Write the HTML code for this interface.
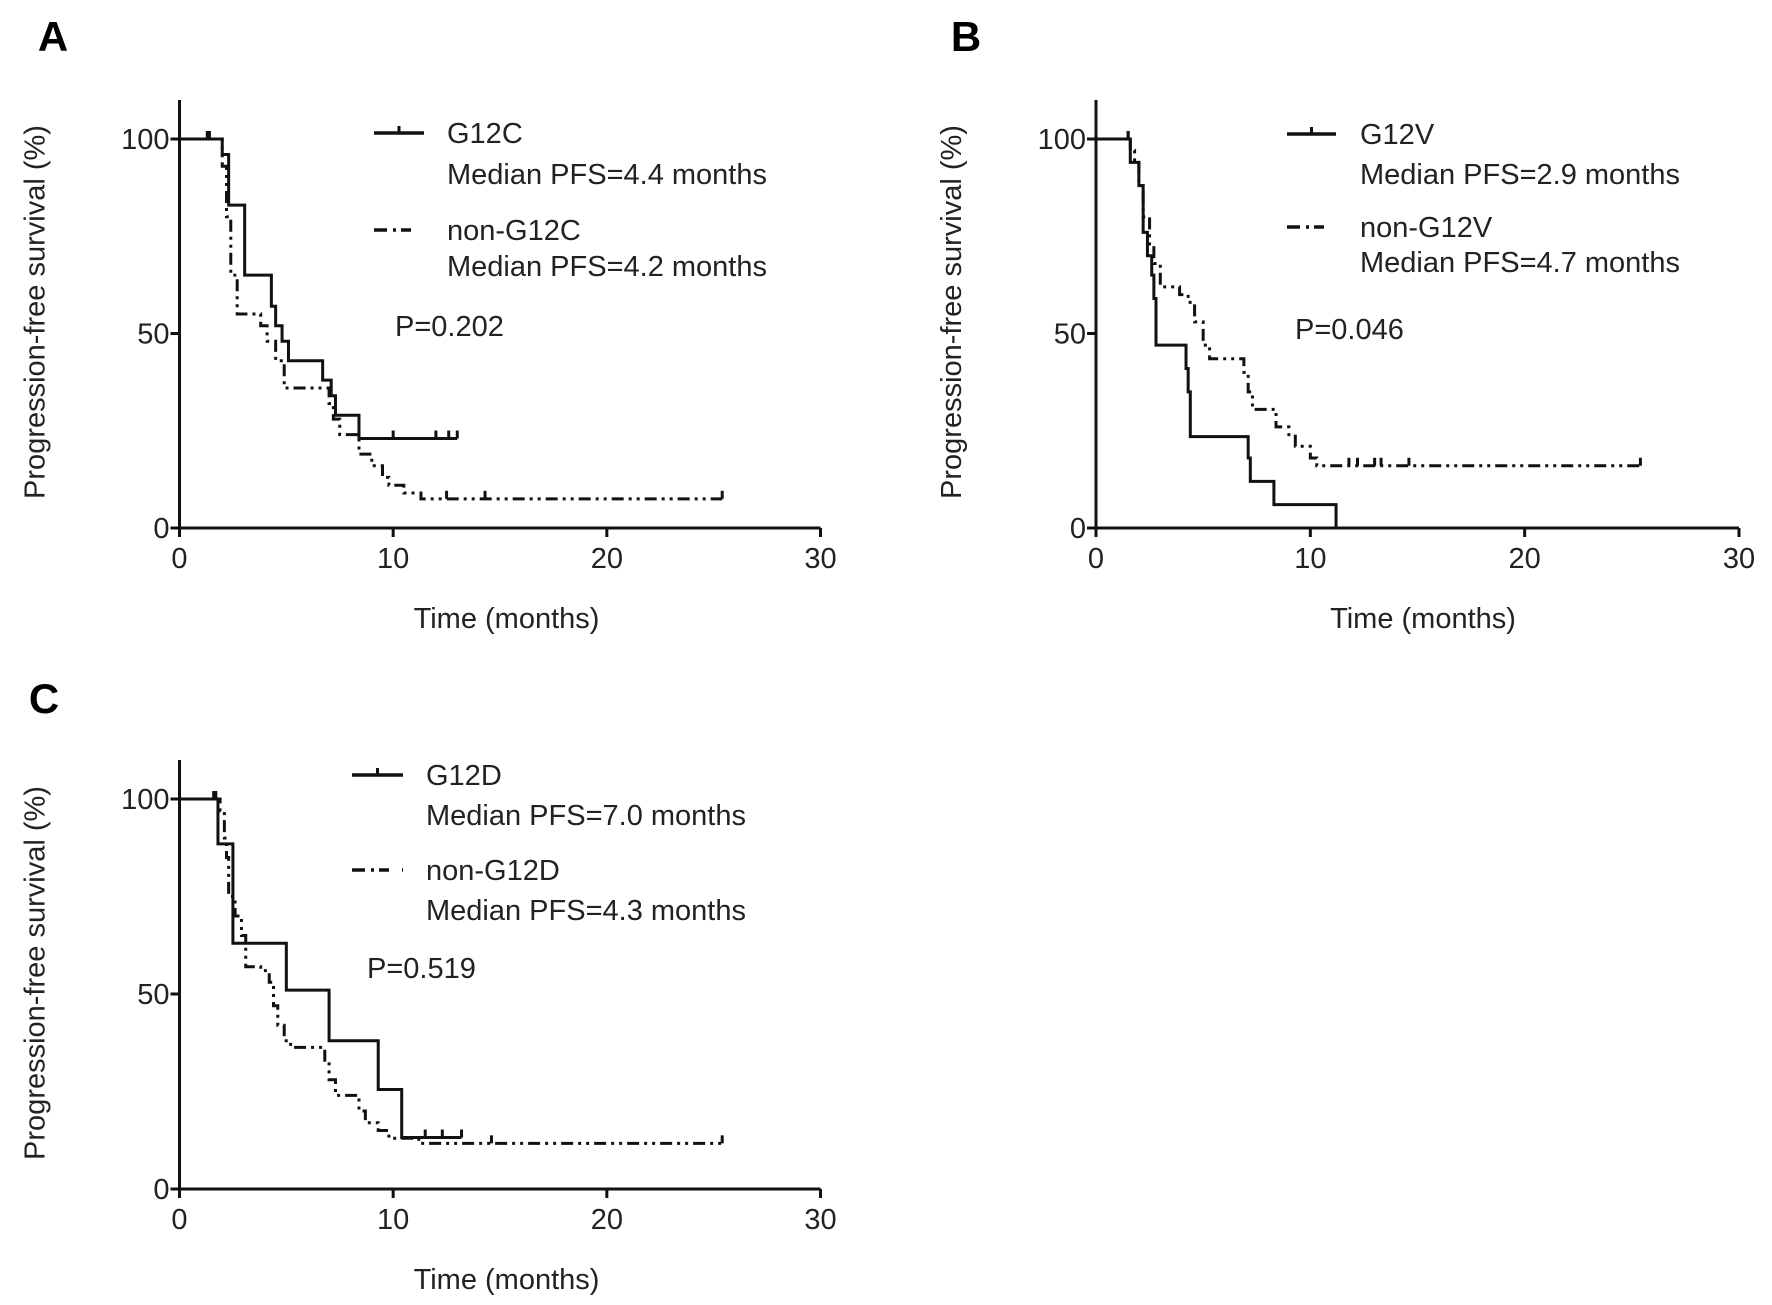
<!DOCTYPE html>
<html><head><meta charset="utf-8"><style>
html,body{margin:0;padding:0;background:#fff;}
svg{display:block;font-family:"Liberation Sans",Arial,sans-serif;}
</style></head><body>
<svg id="fig" width="1772" height="1305" viewBox="0 0 1772 1305" xmlns="http://www.w3.org/2000/svg"></svg>
<script>
// ---- Data (time in months, survival %) ----
const xTicks = [0, 10, 20, 30];
const yTicks = [0, 50, 100];

const aSolidT = [0, 2.0, 2.3, 3.05, 4.3, 4.5, 4.8, 5.1, 6.7, 7.1, 7.3, 8.4, 13.0];
const aSolidS = [100, 96, 83, 65, 57, 52, 48, 43, 38, 34, 29, 23, 23];
const aSolidC = [1.4, 10.0, 12.0, 12.6, 13.0];
const aDashT = [0, 2.0, 2.2, 2.4, 2.7, 3.8, 4.1, 4.5, 4.9, 7.0, 7.2, 7.5, 8.4, 9.0, 9.5, 9.8, 10.5, 11.3, 25.4];
const aDashS = [100, 93, 80, 65, 55, 52, 48, 43, 36, 32, 28, 24, 19, 16, 13, 11, 9, 7.5, 7.5];
const aDashC = [1.3, 12.5, 14.3, 25.4];

const bSolidT = [0, 1.6, 2.0, 2.2, 2.4, 2.6, 2.7, 2.8, 4.2, 4.3, 4.4, 7.1, 7.2, 8.3, 11.2];
const bSolidS = [100, 94, 88, 76, 70, 65, 59, 47, 41, 35, 23.5, 18, 12, 6, 0];
const bSolidC = [1.5];
const bDashT = [0, 1.6, 1.8, 2.0, 2.2, 2.5, 2.7, 3.0, 3.9, 4.3, 4.6, 5.0, 5.3, 6.9, 7.1, 7.3, 8.4, 9.0, 9.3, 10.0, 10.3, 25.4];
const bDashS = [100, 97, 94, 88, 80, 73, 68, 62, 60, 58, 53, 47, 43.5, 40, 35, 30.5, 26, 24, 21, 18, 16, 16];
const bDashC = [1.5, 11.8, 12.2, 13.0, 13.3, 14.6, 25.4];

const cSolidT = [0, 1.8, 2.5, 5.0, 7.0, 9.3, 10.4, 13.2];
const cSolidS = [100, 88.5, 63, 51, 38, 25.5, 13.2, 13.2];
const cSolidC = [1.6, 11.5, 12.3, 13.2];
const cDashT = [0, 1.9, 2.1, 2.2, 2.3, 2.6, 2.9, 3.1, 3.8, 4.2, 4.4, 4.6, 4.9, 5.2, 6.8, 7.0, 7.3, 8.4, 8.7, 9.3, 9.8, 11.2, 25.4];
const cDashS = [100, 97, 90, 85, 75, 70, 65, 57, 56, 53, 47, 42, 38, 36.3, 33, 28, 24, 20, 17, 15, 13, 11.7, 11.7];
const cDashC = [1.7, 2.6, 14.6, 25.4];

const FS = 29;
const panels = [
  {id:'a', letter:'A', lx:53, ly:51, ox:179.5, oy:528, w:641, h:389, topY:100,
   solidT:aSolidT, solidS:aSolidS, solidC:aSolidC, dashT:aDashT, dashS:aDashS, dashC:aDashC,
   leg:{x1:374,x2:424,tx:447,y1:133,y2:174,y3:230,y4:266},
   names:['G12C','Median PFS=4.4 months','non-G12C','Median PFS=4.2 months'], p:'P=0.202', px:395, py:336},
  {id:'b', letter:'B', lx:966, ly:51, ox:1096, oy:528, w:643, h:389, topY:100,
   solidT:bSolidT, solidS:bSolidS, solidC:bSolidC, dashT:bDashT, dashS:bDashS, dashC:bDashC,
   leg:{x1:1287,x2:1336,tx:1360,y1:134,y2:174,y3:227,y4:262},
   names:['G12V','Median PFS=2.9 months','non-G12V','Median PFS=4.7 months'], p:'P=0.046', px:1295, py:339},
  {id:'c', letter:'C', lx:44, ly:713, ox:179.5, oy:1189, w:641, h:390, topY:760,
   solidT:cSolidT, solidS:cSolidS, solidC:cSolidC, dashT:cDashT, dashS:cDashS, dashC:cDashC,
   leg:{x1:352,x2:403,tx:426,y1:775,y2:815,y3:870,y4:910},
   names:['G12D','Median PFS=7.0 months','non-G12D','Median PFS=4.3 months'], p:'P=0.519', px:367, py:978}
];

const NS = 'http://www.w3.org/2000/svg';
const svg = document.getElementById('fig');
function mk(tag, attrs, parent){
  const e = document.createElementNS(NS, tag);
  for (const k in attrs) e.setAttribute(k, attrs[k]);
  (parent||svg).appendChild(e);
  return e;
}
function txt(s, attrs, parent){ const t = mk('text', attrs, parent); t.textContent = s; return t; }

panels.forEach(P => {
  const g = mk('g', {});
  
  
  const xs = v => P.ox + v / 30 * P.w;
  const ys = v => P.oy - v / 100 * P.h;

  const L = txt(P.letter, {x:P.lx, y:P.ly, 'font-size':42, 'font-weight':'bold', 'text-anchor':'middle'}, g);
  
  

  const ax = mk('path', {d:`M${P.ox} ${P.topY} V${P.oy} H${xs(30)}`, fill:'none', stroke:'#111', 'stroke-width':3}, g);
  
  
  xTicks.forEach(t => {
    const tk = mk('line', {x1:xs(t), x2:xs(t), y1:P.oy, y2:P.oy+9, stroke:'#111', 'stroke-width':3}, g);
    
    
    const lb = txt(String(t), {x:xs(t), y:P.oy+40, 'font-size':FS, 'text-anchor':'middle', fill:'#222'}, g);
    
    
  });
  yTicks.forEach(t => {
    const tk = mk('line', {x1:P.ox-9, x2:P.ox, y1:ys(t), y2:ys(t), stroke:'#111', 'stroke-width':3}, g);
    
    
    const lb = txt(String(t), {x:P.ox-10, y:ys(t)+10, 'font-size':FS, 'text-anchor':'end', fill:'#222'}, g);
    
    
  });
  const xt = txt('Time (months)', {x:P.ox + 327, y:P.oy + 100, 'font-size':FS, 'text-anchor':'middle', fill:'#222'}, g);
  
  
  const cy = P.oy - 216, cx = P.ox - 135;
  const yt = txt('Progression-free survival (%)', {x:cx, y:cy, 'font-size':FS, 'text-anchor':'middle', fill:'#222', transform:`rotate(-90 ${cx} ${cy})`}, g);
  
  

  function stepPath(T, S){
    let d = `M${xs(T[0])} ${ys(S[0])}`;
    for (let i = 1; i < T.length; i++){
      d += ` H${xs(T[i])} V${ys(S[i])}`;
    }
    return d;
  }
  function survAt(T, S, t){
    let s = S[0];
    for (let i = 0; i < T.length; i++) if (T[i] <= t) s = S[i];
    return s;
  }
  const ds = mk('path', {d:stepPath(P.dashT, P.dashS), fill:'none', stroke:'#111', 'stroke-width':3, 'stroke-dasharray':'12 5 3 5 3 5'}, g);
  
  
  const so = mk('path', {d:stepPath(P.solidT, P.solidS), fill:'none', stroke:'#111', 'stroke-width':3}, g);
  
  
  P.solidC.forEach(t => {
    const y = ys(survAt(P.solidT, P.solidS, t));
    const c = mk('line', {x1:xs(t), x2:xs(t), y1:y-8, y2:y, stroke:'#111', 'stroke-width':3}, g);
    
    
  });
  P.dashC.forEach(t => {
    const y = ys(survAt(P.dashT, P.dashS, t));
    const c = mk('line', {x1:xs(t), x2:xs(t), y1:y-8, y2:y, stroke:'#111', 'stroke-width':3}, g);
    
    
  });

  const Lg = P.leg;
  const l1 = mk('line', {x1:Lg.x1, x2:Lg.x2, y1:Lg.y1, y2:Lg.y1, stroke:'#111', 'stroke-width':3.5}, g);
  
  
  const l1t = mk('line', {x1:(Lg.x1+Lg.x2)/2, x2:(Lg.x1+Lg.x2)/2, y1:Lg.y1-7, y2:Lg.y1, stroke:'#111', 'stroke-width':3}, g);
  
  
  const l2 = mk('line', {x1:Lg.x1, x2:Lg.x2, y1:Lg.y3, y2:Lg.y3, stroke:'#111', 'stroke-width':3.5, 'stroke-dasharray':'13 6 3 5 10'}, g);
  
  
  const ys4 = [Lg.y1, Lg.y2, Lg.y3, Lg.y4];
  P.names.forEach((n, i) => {
    const t = txt(n, {x:Lg.tx, y:ys4[i]+10, 'font-size':FS, fill:'#222'}, g);
    
    
  });
  const pv = txt(P.p, {x:P.px, y:P.py, 'font-size':FS, fill:'#222'}, g);
  
  
});
</script>
</body></html>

The request: Repeat exactly and only the lines from the start of the data above through the line that holds "const yTicks = [0, 50, 100];", inclusive. Pictures do not belong in the copy.

Response to this task:
Write the HTML code for this interface.
<!DOCTYPE html>
<html><head><meta charset="utf-8"><style>
html,body{margin:0;padding:0;background:#fff;}
svg{display:block;font-family:"Liberation Sans",Arial,sans-serif;}
</style></head><body>
<svg id="fig" width="1772" height="1305" viewBox="0 0 1772 1305" xmlns="http://www.w3.org/2000/svg"></svg>
<script>
// ---- Data (time in months, survival %) ----
const xTicks = [0, 10, 20, 30];
const yTicks = [0, 50, 100];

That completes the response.